I have a data frame (converted from list) of 98 columns (the tickers), spanning 1000 rows (the days). The values within the data frame/ matrix are the daily percentage changes for each ticker, on each day.
Objective:
I want to know how to apply the lm() formula over each column through dynamically referencing the column name, using ALL other columns (~ .).
Sample data set:
aapl_pct_chg <- c(.02, .03, .01, -.05, -.01)
tmus_pct_chg <- c(-.01, -.02, .05, .01, -.03)
akam_pct_chg <- c(.1, -.2, .3, -.03, -.07)
intc_pct_chg <- c(.01, .03, .02, .01, .1)
de_pct_chg <- c(-.01, -.05, .05, .1, -.03)
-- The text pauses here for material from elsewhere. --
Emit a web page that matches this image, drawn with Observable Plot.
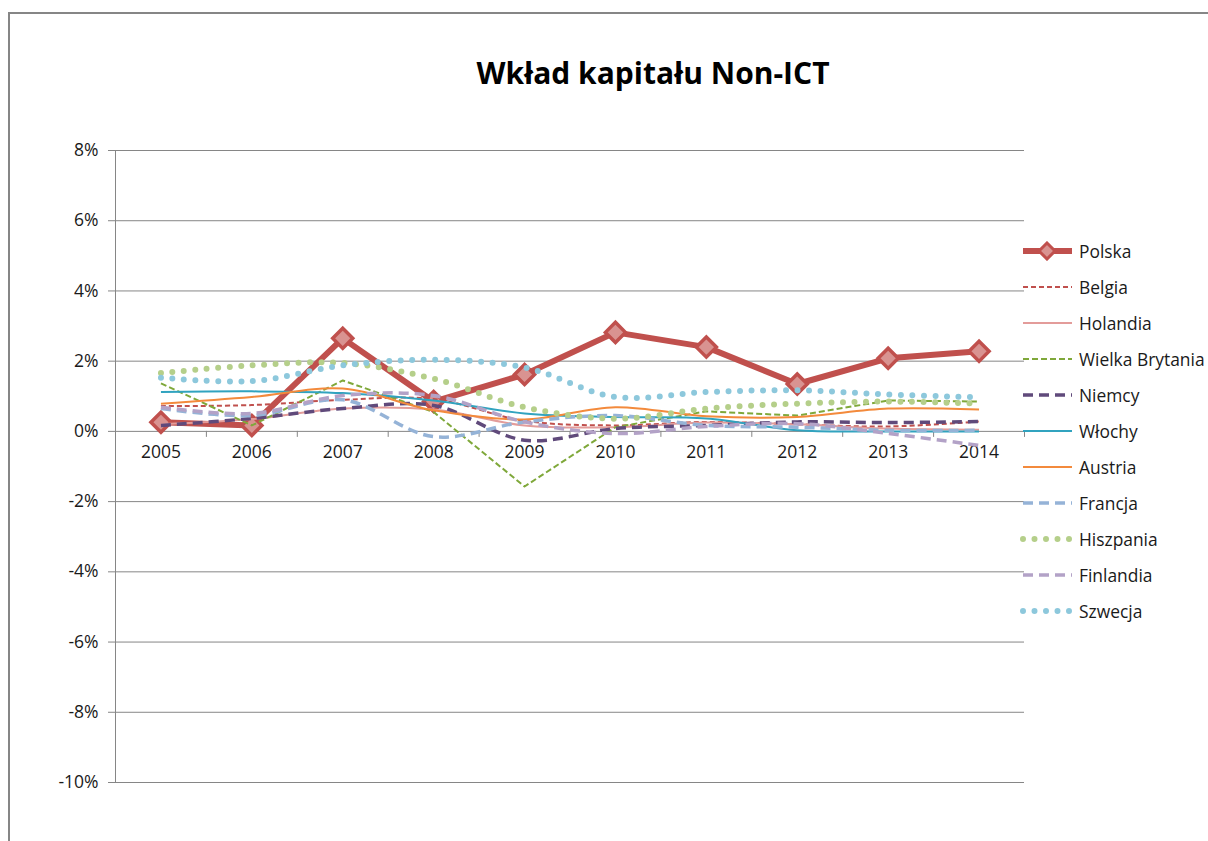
<!DOCTYPE html>
<html>
<head>
<meta charset="utf-8">
<script src="https://cdn.jsdelivr.net/npm/d3@7"></script>
<script src="https://cdn.jsdelivr.net/npm/@observablehq/plot@0.6"></script>
<style>
  html, body { margin:0; padding:0; background:#fff; overflow:hidden; width:1208px; height:841px; }
  #frame { position:absolute; left:8px; top:12px; width:1400px; height:1000px; border-left:2px solid #868686; border-top:2px solid #868686; box-sizing:border-box; }
  #title { position:absolute; left:0; width:1306px; top:52px; text-align:center; font-family:"Open Sans", sans-serif; font-weight:bold; font-size:30px; color:#000; }
  #chart { position:absolute; left:0; top:0; }
  #legend { position:absolute; left:1020px; top:0; font-family:"Open Sans", sans-serif; font-size:17.4px; color:#1a1a1a; }
  .row { position:absolute; left:0; height:20px; display:flex; align-items:center; white-space:nowrap; }
  .row svg { display:block; margin-right:5px; }
</style>
</head>
<body>
<div id="frame"></div>
<div id="title">Wkład kapitału Non-ICT</div>
<div id="chart"></div>
<div id="legend"></div>
<script>
// ---- data ----
const years = [2005, 2006, 2007, 2008, 2009, 2010, 2011, 2012, 2013, 2014];
const countries = ["Polska", "Belgia", "Holandia", "Wielka Brytania", "Niemcy", "Włochy", "Austria", "Francja", "Hiszpania", "Finlandia", "Szwecja"];
const polska    = [0.26, 0.17, 2.65, 0.85, 1.62, 2.82, 2.40, 1.35, 2.08, 2.28];
const belgia    = [0.72, 0.75, 0.90, 0.92, 0.30, 0.17, 0.27, 0.20, 0.14, 0.28];
const holandia  = [0.20, 0.35, 0.65, 0.62, 0.17, 0.12, 0.25, 0.20, 0.08, 0.05];
const wielkaBrytania = [1.37, 0.17, 1.45, 0.55, -1.57, 0.12, 0.57, 0.45, 0.88, 0.85];
const niemcy    = [0.17, 0.37, 0.65, 0.74, -0.25, 0.08, 0.17, 0.27, 0.25, 0.28];
const wlochy    = [1.12, 1.14, 1.09, 0.88, 0.51, 0.41, 0.37, 0.03, 0.00, 0.00];
const austria   = [0.79, 0.98, 1.22, 0.60, 0.34, 0.69, 0.43, 0.41, 0.65, 0.62];
const francja   = [0.65, 0.45, 0.90, -0.15, 0.27, 0.45, 0.17, 0.12, 0.03, 0.03];
const hiszpania = [1.66, 1.88, 1.95, 1.50, 0.69, 0.36, 0.65, 0.79, 0.85, 0.79];
const finlandia = [0.69, 0.51, 1.02, 1.02, 0.27, -0.06, 0.14, 0.22, -0.06, -0.40];
const szwecja   = [1.53, 1.43, 1.88, 2.04, 1.82, 0.98, 1.12, 1.17, 1.05, 0.97];
const yTicks = [-10, -8, -6, -4, -2, 0, 2, 4, 6, 8];

const seriesValues = [polska, belgia, holandia, wielkaBrytania, niemcy, wlochy, austria, francja, hiszpania, finlandia, szwecja];

// ---- styles ----
const styles = {
  "Polska":          {stroke:"#C0504D", width:6,   dash:null,   curve:"linear"},
  "Belgia":          {stroke:"#C0504D", width:2,   dash:"5,3",  curve:"catmull-rom"},
  "Holandia":        {stroke:"#E39C9A", width:2,   dash:null,   curve:"catmull-rom"},
  "Wielka Brytania": {stroke:"#7FA83A", width:2,   dash:"6,3",  curve:"linear"},
  "Niemcy":          {stroke:"#604A7B", width:3.5, dash:"10,6", curve:"catmull-rom"},
  "Włochy":          {stroke:"#31A3BF", width:2,   dash:null,   curve:"catmull-rom"},
  "Austria":         {stroke:"#F38A3C", width:2,   dash:null,   curve:"catmull-rom"},
  "Francja":         {stroke:"#95B3D7", width:3.5, dash:"10,6", curve:"catmull-rom"},
  "Hiszpania":       {stroke:"#B5CF8A", width:6,   dash:"0,11.5", curve:"catmull-rom", cap:"round"},
  "Finlandia":       {stroke:"#B3A2C7", width:3.5, dash:"10,6", curve:"catmull-rom"},
  "Szwecja":         {stroke:"#8DC8DC", width:6,   dash:"0,11.5", curve:"catmull-rom", cap:"round"}
};

const table = [];
countries.forEach((c, i) => years.forEach((y, j) => table.push({country:c, year:y, value:seriesValues[i][j]})));

const diamond = { draw(ctx, size) { const h = Math.sqrt(size / 2); ctx.moveTo(0,-h); ctx.lineTo(h,0); ctx.lineTo(0,h); ctx.lineTo(-h,0); ctx.closePath(); } };

const W = 1030, H = 841, mT = 150, mB = 59, mL = 115, mR = 6;
const pxPerUnit = (H - mT - mB) / 18;
const boundaries = years.map(y => y + 0.5);

const marks = [
  Plot.ruleY(yTicks, {stroke:"#868686", strokeWidth:1}),
  Plot.axisY({ticks:yTicks, tickFormat:d => d + "%", label:null, tickSize:7, tickPadding:10, stroke:"#868686", fontSize:17.5, fill:"#1a1a1a", strokeWidth:1}),
  Plot.ruleX([2004.5], {y1:-10, y2:8, stroke:"#868686"}),
  Plot.ruleX(boundaries, {y1:0, y2:-6 / pxPerUnit, stroke:"#868686"}),
  Plot.text(years, {x:d => d, y:0, dy:21, text:d => String(d), fontSize:17.5, fill:"#1a1a1a"})
];
countries.forEach(c => {
  const s = styles[c];
  marks.push(Plot.line(table.filter(d => d.country === c), {
    x:"year", y:"value", stroke:s.stroke, strokeWidth:s.width,
    strokeDasharray:s.dash || undefined, strokeLinecap:s.cap || "butt", strokeLinejoin:"round", curve:s.curve
  }));
  if (c === "Polska") {
    marks.push(Plot.dot(table.filter(d => d.country === c), {x:"year", y:"value", symbol:diamond, r:8, fill:"#D99391", stroke:"#C0504D", strokeWidth:3.5}));
  }
});

const chart = Plot.plot({
  width:W, height:H, marginTop:mT, marginBottom:mB, marginLeft:mL, marginRight:mR,
  style:{fontFamily:"'Open Sans', sans-serif", fontSize:"17.5px", color:"#1a1a1a", background:"transparent"},
  x:{domain:[2004.5, 2014.5], axis:null},
  y:{domain:[-10, 8], axis:null},
  marks
});
document.getElementById("chart").appendChild(chart);

// ---- legend ----
const legend = document.getElementById("legend");
countries.forEach((c, i) => {
  const s = styles[c];
  const row = document.createElement("div");
  row.className = "row";
  row.style.top = (251 + i * 36 - 10) + "px";
  const ns = "http://www.w3.org/2000/svg";
  const svg = document.createElementNS(ns, "svg");
  svg.setAttribute("width", 54); svg.setAttribute("height", 20);
  const ln = document.createElementNS(ns, "line");
  ln.setAttribute("x1", 3); ln.setAttribute("x2", 52); ln.setAttribute("y1", 10); ln.setAttribute("y2", 10);
  ln.setAttribute("stroke", s.stroke); ln.setAttribute("stroke-width", s.width);
  if (s.dash) ln.setAttribute("stroke-dasharray", s.dash);
  ln.setAttribute("stroke-linecap", s.cap || "butt");
  svg.appendChild(ln);
  if (c === "Polska") {
    const p = document.createElementNS(ns, "path");
    p.setAttribute("d", "M27,2L35,10L27,18L19,10Z");
    p.setAttribute("fill", "#D99391"); p.setAttribute("stroke", "#C0504D"); p.setAttribute("stroke-width", 3);
    svg.appendChild(p);
  }
  row.appendChild(svg);
  const t = document.createElement("span");
  t.textContent = c;
  row.appendChild(t);
  legend.appendChild(row);
});
</script>
</body>
</html>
df <- as.data.frame(cbind(aapl_pct_chg, tmus_pct_chg, akam_pct_chg, intc_pct_chg, de_pct_chg))
names(df) <- c("AAPL", "TMUS", "AKAM", "INTC", "DE")
It is simple enough to do the following:
lm_aapl <- lm(AAPL ~ ., data=df)
But I have been unable to find a way to DYNAMICALLY reference the column name without running into errors. What I mean by this is that, ideally, I could run one formula that will capture the lm() model on each column, using every other column.
There are some answered questions that have HELPED (and I apologize, I am unorganized and have tried this in 500 different ways), but none that have solved it. The closest I have come is a formula that does what I want, but it will include AAPL's values when predicting AAPL -- which leads to a good model but not what I want.